2. The electronic system of claim 1, further comprising:

a second computing device, coupled to the chip device via a system control interrupt pin.

3. The electronic system of claim 1, wherein the first computing device is one of a microprocessor, a single chip microcontroller and an embedded controller.

4. The electronic system of claim 1, wherein the first event pin and the first clock pin are general purpose input/output pins.

5. The electronic system of claim 1, wherein the chip device samples the first event signal each time the first clock signal indicates an interrupt after the first clock signal indicates a start bit, to acquire a bit of an event number; and the chip device performs the first event according to the event number when a number of times of sampling the first event signal reaches a predetermined value.

6. The electronic system of claim 1, wherein the first computing device is further coupled to at least one of a fan, a battery, a temperature management chip and a plurality of buttons of the electronic system.

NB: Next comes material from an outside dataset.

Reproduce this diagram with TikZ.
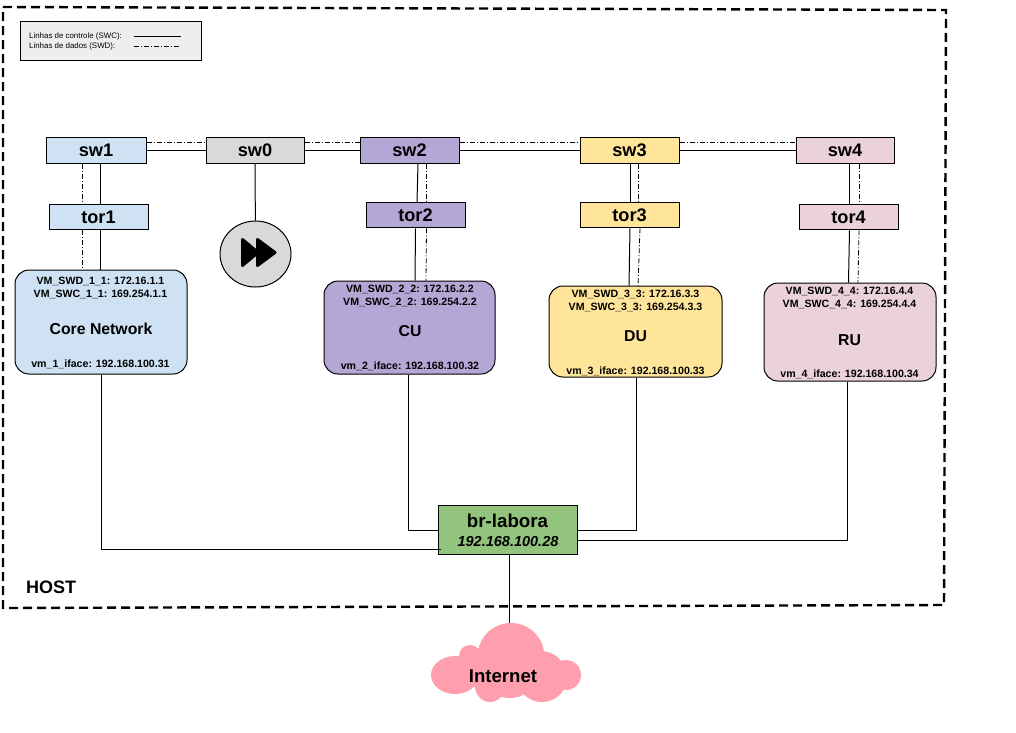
\documentclass[tikz,border=0pt]{standalone}
\usepackage{fontspec}
\setmainfont{Liberation Sans}
\usetikzlibrary{shapes.geometric}
\definecolor{blueVM}{HTML}{CFE2F3}
\definecolor{purpleVM}{HTML}{B4A7D6}
\definecolor{yellowVM}{HTML}{FFE599}
\definecolor{pinkVM}{HTML}{EAD1DC}
\definecolor{grayVM}{HTML}{D9D9D9}
\definecolor{greenBR}{HTML}{93C47D}
\definecolor{pinkCloud}{HTML}{FF9FAE}
\tikzset{
  box/.style={draw, line width=1pt, minimum width=99pt, minimum height=25.5pt, inner sep=0pt, font=\fontsize{18.2}{20}\selectfont\bfseries},
  vmbox/.style={draw, line width=1pt, rounded corners=14pt, inner sep=0pt, font=\fontsize{15.8}{18}\selectfont\bfseries},
  vmtext/.style={inner sep=0pt, font=\fontsize{10.6}{12}\selectfont\bfseries},
  swc/.style={line width=1pt},
  swd/.style={line width=0.8pt, dash pattern=on 5pt off 2pt on 1pt off 2pt},
}
\begin{document}
\begin{tikzpicture}[x=1pt,y=-1pt]
    \useasboundingbox (0,0) rectangle (1016,732);
    % Host
    \draw [line width=2.4pt, dash pattern=on 9pt off 5pt] (3,7) -- (946,10) -- (944,605) -- (3,608) -- cycle;
    \node [inner sep=0pt, anchor=west, font=\fontsize{18}{20}\selectfont\bfseries] (host) at (26,587) {HOST};
    % Legend
    \node [draw, line width=1pt, fill=black!6.5, minimum width=181pt, minimum height=39pt, inner sep=0pt] (legend) at (110.5,40.5) {};
    \node [inner sep=0pt, anchor=west, font=\fontsize{7.9}{9}\selectfont] (legSWC) at (29,36) {Linhas de controle (SWC):};
    \node [inner sep=0pt, anchor=west, font=\fontsize{7.9}{9}\selectfont] (legSWD) at (29,46) {Linhas de dados (SWD):};
    \coordinate (legA) at (134,36);
    \coordinate (legB) at (181,36);
    \coordinate (legC) at (134,46);
    \coordinate (legD) at (181,46);
    \draw [swc] (legA) -- (legB);
    \draw [swd] (legC) -- (legD);
    % Switches
    \node [box, fill=blueVM, minimum width=100pt] (sw1) at (96,150.5) {sw1};
    \node [box, fill=grayVM, minimum width=98pt] (sw0) at (255,150.5) {sw0};
    \node [box, fill=purpleVM] (sw2) at (409.5,150.5) {sw2};
    \node [box, fill=yellowVM] (sw3) at (629.5,150.5) {sw3};
    \node [box, fill=pinkVM, minimum width=98pt] (sw4) at (845,150.5) {sw4};
    % ToR
    \node [box, fill=blueVM] (tor1) at (98.5,217) {tor1};
    \node [box, fill=purpleVM] (tor2) at (415.5,215) {tor2};
    \node [box, fill=yellowVM] (tor3) at (629.5,215) {tor3};
    \node [box, fill=pinkVM] (tor4) at (848.5,217) {tor4};
    % Play
    \node [draw, line width=1pt, fill=grayVM, ellipse, minimum width=71pt, minimum height=66pt, inner sep=0pt] (play) at (255.5,254) {};
    \fill [line join=round, draw, line width=3pt] (242.5,239.5) -- (242.5,265.5) -- (258,252.5) -- cycle;
    \fill [line join=round, draw, line width=3pt] (257.5,239.5) -- (257.5,265.5) -- (275,252.5) -- cycle;
    % VM
    \node [vmbox, fill=blueVM, minimum width=172pt, minimum height=104pt] (vm1) at (101,322) {};
    \node [vmbox, fill=purpleVM, minimum width=171pt, minimum height=93pt] (vm2) at (409.5,327.5) {};
    \node [vmbox, fill=yellowVM, minimum width=173pt, minimum height=91pt] (vm3) at (635.5,331.5) {};
    \node [vmbox, fill=pinkVM, minimum width=172pt, minimum height=98pt] (vm4) at (850,332) {};
    \node [vmbox, draw=none] (core) at (101,329) {Core Network};
    \node [vmbox, draw=none] (cu) at (410,331) {CU};
    \node [vmbox, draw=none] (du) at (635.5,336) {DU};
    \node [vmbox, draw=none] (ru) at (849.5,340) {RU};
    \node [vmtext] (swd1) at (100.5,281) {VM\_SWD\_1\_1: 172.16.1.1};
    \node [vmtext] (swc1) at (100.5,294) {VM\_SWC\_1\_1: 169.254.1.1};
    \node [vmtext] (ifc1) at (100.5,364) {vm\_1\_iface: 192.168.100.31};
    \node [vmtext] (swd2) at (410,289) {VM\_SWD\_2\_2: 172.16.2.2};
    \node [vmtext] (swc2) at (410,302) {VM\_SWC\_2\_2: 169.254.2.2};
    \node [vmtext] (ifc2) at (410,366) {vm\_2\_iface: 192.168.100.32};
    \node [vmtext] (swd3) at (635.5,294) {VM\_SWD\_3\_3: 172.16.3.3};
    \node [vmtext] (swc3) at (635.5,307) {VM\_SWC\_3\_3: 169.254.3.3};
    \node [vmtext] (ifc3) at (635.5,371) {vm\_3\_iface: 192.168.100.33};
    \node [vmtext] (swd4) at (849.5,291) {VM\_SWD\_4\_4: 172.16.4.4};
    \node [vmtext] (swc4) at (849.5,304) {VM\_SWC\_4\_4: 169.254.4.4};
    \node [vmtext] (ifc4) at (849.5,374) {vm\_4\_iface: 192.168.100.34};
    % Bridge
    \node [draw, line width=1pt, fill=greenBR, minimum width=139pt, minimum height=49pt, inner sep=0pt] (br) at (507.5,529.5) {};
    \node [inner sep=0pt, font=\fontsize{18.7}{20}\selectfont\bfseries] (brname) at (507.5,521) {br-labora};
    \node [inner sep=0pt, font=\fontsize{14.5}{16}\selectfont\bfseries\itshape] (brip) at (508,541) {192.168.100.28};
    % Linhas SWC
    \draw [swc] (sw1) -- (sw0);
    \draw [swc] (sw0) -- (sw2);
    \draw [swc] (sw2) -- (sw3);
    \draw [swc] (sw3) -- (sw4);
    \draw [swc] (sw0) -- (play);
    \draw [swc] ([xshift=4pt]sw1.south) -- ([xshift=1.5pt]tor1.north);
    \draw [swc] ([xshift=8.5pt]sw2.south) -- ([xshift=1.5pt]tor2.north);
    \draw [swc] ([xshift=1pt]sw3.south) -- ([xshift=1pt]tor3.north);
    \draw [swc] ([xshift=4.5pt]sw4.south) -- ([xshift=1pt]tor4.north);
    \draw [swc] ([xshift=1.5pt]tor1.south) -- ([xshift=-1pt]vm1.north);
    \draw [swc] (tor2.south) -- ([xshift=5.5pt]vm2.north);
    \draw [swc] ([xshift=0.5pt]tor3.south) -- ([xshift=-6.5pt]vm3.north);
    \draw [swc] ([xshift=1pt]tor4.south) -- ([xshift=-1.5pt]vm4.north);
    % Linhas SWD
    \draw [swd] ([yshift=8pt]sw1.east) -- ([yshift=8pt]sw0.west);
    \draw [swd] ([yshift=8pt]sw0.east) -- ([yshift=8pt]sw2.west);
    \draw [swd] ([yshift=8pt]sw2.east) -- ([yshift=8pt]sw3.west);
    \draw [swd] ([yshift=8pt]sw3.east) -- ([yshift=8pt]sw4.west);
    \draw [swd] ([xshift=-14pt]sw1.south) -- ([xshift=-16.5pt]tor1.north);
    \draw [swd] ([xshift=17pt]sw2.south) -- ([xshift=11pt]tor2.north);
    \draw [swd] ([xshift=8.5pt]sw3.south) -- ([xshift=8.5pt]tor3.north);
    \draw [swd] ([xshift=14pt]sw4.south) -- ([xshift=10.5pt]tor4.north);
    \draw [swd] ([xshift=-16.5pt]tor1.south) -- ([xshift=-19pt]vm1.north);
    \draw [swd] ([xshift=11pt]tor2.south) -- ([xshift=16.5pt]vm2.north);
    \draw [swd] ([xshift=10.5pt]tor3.south) -- ([xshift=2.5pt]vm3.north);
    \draw [swd] ([xshift=10.5pt]tor4.south) -- ([xshift=8pt]vm4.north);
    % Linhas br-labora
    \coordinate (brA) at (441,549.5);
    \draw [swc] (vm1.south) |- (brA);
    \draw [swc] ([xshift=-1.5pt]vm2.south) |- ([yshift=-0.5pt]br.west);
    \draw [swc] ([xshift=0.5pt]vm3.south) |- ([yshift=-0.5pt]br.east);
    \coordinate (brB) at (577,540.5);
    \draw [swc] ([xshift=-3pt]vm4.south) |- (brB);
    % Internet
    \coordinate (cloudTop) at (509.5,625);
    \draw [swc] (br.south -| cloudTop) -- (cloudTop);
    \fill [pinkCloud] (511,655) ellipse (33 and 32)
        (470,656) ellipse (11 and 11)
        (455,675) ellipse (24 and 19)
        (490,686) ellipse (15 and 16)
        (510,682) ellipse (22 and 16)
        (542,680) ellipse (24 and 22)
        (540,672) ellipse (25 and 21)
        (505,672) ellipse (45 and 20)
        (566,675) ellipse (15 and 15);
    \node [inner sep=0pt, font=\fontsize{18.6}{20}\selectfont\bfseries] (internet) at (503,676) {Internet};
\end{tikzpicture}
\end{document}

7. The electronic system of claim 1, further comprising:

a second computing device, coupled to the chip device via a second event pin and a second clock pin;

wherein the second computing device transmits a second event signal to the chip device via the second event pin and transmits a second clock signal to the chip device via the second clock pin, for controlling the chip device to perform a second event.

8. A Chip device, for performing an Advanced Configuration and Power Interface (ACPI) operating system, the chip device comprising:

a first event pin, coupled to a first computing device for receiving a first event signal; and

a first clock pin, coupled to the first computing device for receiving a first clock signal;

wherein the chip device performs a first event according to the first event signal and the first clock signal.

9. The chip device of claim 8, further comprising:

a system control interrupt pin, coupled to a second computing device.

10. The chip device of claim 8, the first computing device is one of a microprocessor, a single chip microcontroller and an embedded controller.

11. The chip device of claim 8, wherein the first event pin and the first clock pin are general purpose input/output pins.

12. The chip device of claim 8, wherein the chip device samples the first event signal each time of the first clock signal indicates an interrupt after the first clock signal indicates a start bit, to acquire a bit of an event number; and performs the first event according to the event number when a number of a times of sampling the first event signal reaches a predetermined value.

13. The chip device of claim 8, wherein the first computing device is further coupled to at least one of a fan, a battery, a temperature management chip and a plurality of buttons.

14. The chip device of claim 8, further comprising:

a second event pin, coupled to a second computing device for receiving a second event number; and

a second clock pin, coupled to the second computing device for receiving a second clock signal;

wherein the chip device performs a second event according to the second event signal and the second clock signal.